While a significant portion of listings — roughly 33 percent, according to Streeteasy.com — saw price cuts last month, there was an increase in sales and many brokers started elevating asking prices to enhance their units’ image, to leave room for haggling or because they thought the market was turning around.

Upwards of 850 homes in Manhattan sold in August, according to figures compiled by The Real Deal using Streeteasy.com data, up from approximately 760 deals made a month prior. Almost 5 percent of all Manhattan homes on the market last month, the data shows, saw price increases; those price changes averaged 6.4 percent.

And those price increases were seen across the price spectrum.

On the lower end, Dan Neiditch, president of River2River Realty, raised the asking price of the 1,000-square-foot, two-bedroom, two-bathroom Clinton Hill condo he’s representing at 635 West 42nd Street to $1.2 million, a $15,000 increase, citing optimism about the market.

“The buyers are coming in and putting in higher offers,” Neiditch said of the recent influx of interested parties at the listing. “I’ve definitely seen more volume in the last couple of months. I can’t say that for the entire city.”

Andy Kim, an executive vice president at Nest Seekers International, and his client decided to raise the asking price for a 585-square-foot studio condo at 240 Riverside Drive at 71st Street to $625,000, up 5 percent from $595,000. Although the unit had been sitting on the market for two months — Kim first listed the property in June and raised the price this August — he said that they saw a rising demand for units like theirs.

“Where the [market] price is set is most important,” Kim said, when explaining his rationale. “We realized we have a lot of exposure and we have a decent amount of traffic. [Last June] we priced that [unit] at below the market rate.”

Price increases among the highest echelon of the market included a six-bedroom carriage house at 168 East 73rd Street, for example, which saw its price jump to $18 million from $16.5 million. And a townhouse at 3 East 94th Street saw its asking figure raised to $24.75 million, up $1 million from its previous price.
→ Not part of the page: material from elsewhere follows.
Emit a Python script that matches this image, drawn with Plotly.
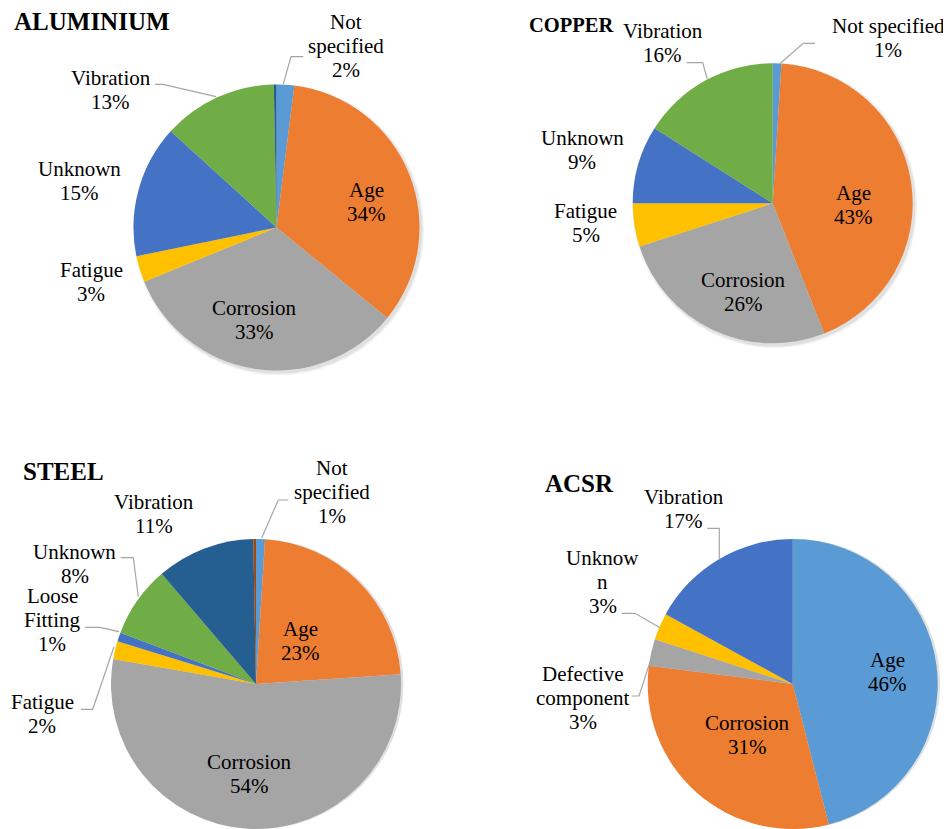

The price increases are not surprising, and should not be too heavily weighted, one market watcher says.

“I would expect to see some price increases at the end of summer as people anticipate price increases in the fall,” said Jonathan Miller, an appraiser with Miller Samuel and preparer of market reports for Prudential Douglas Elliman. “The story to me, based on the numbers, is not that listing prices are rising; it’s that because asking prices fell sharply you didn’t see the same amount of increase that you did last year.”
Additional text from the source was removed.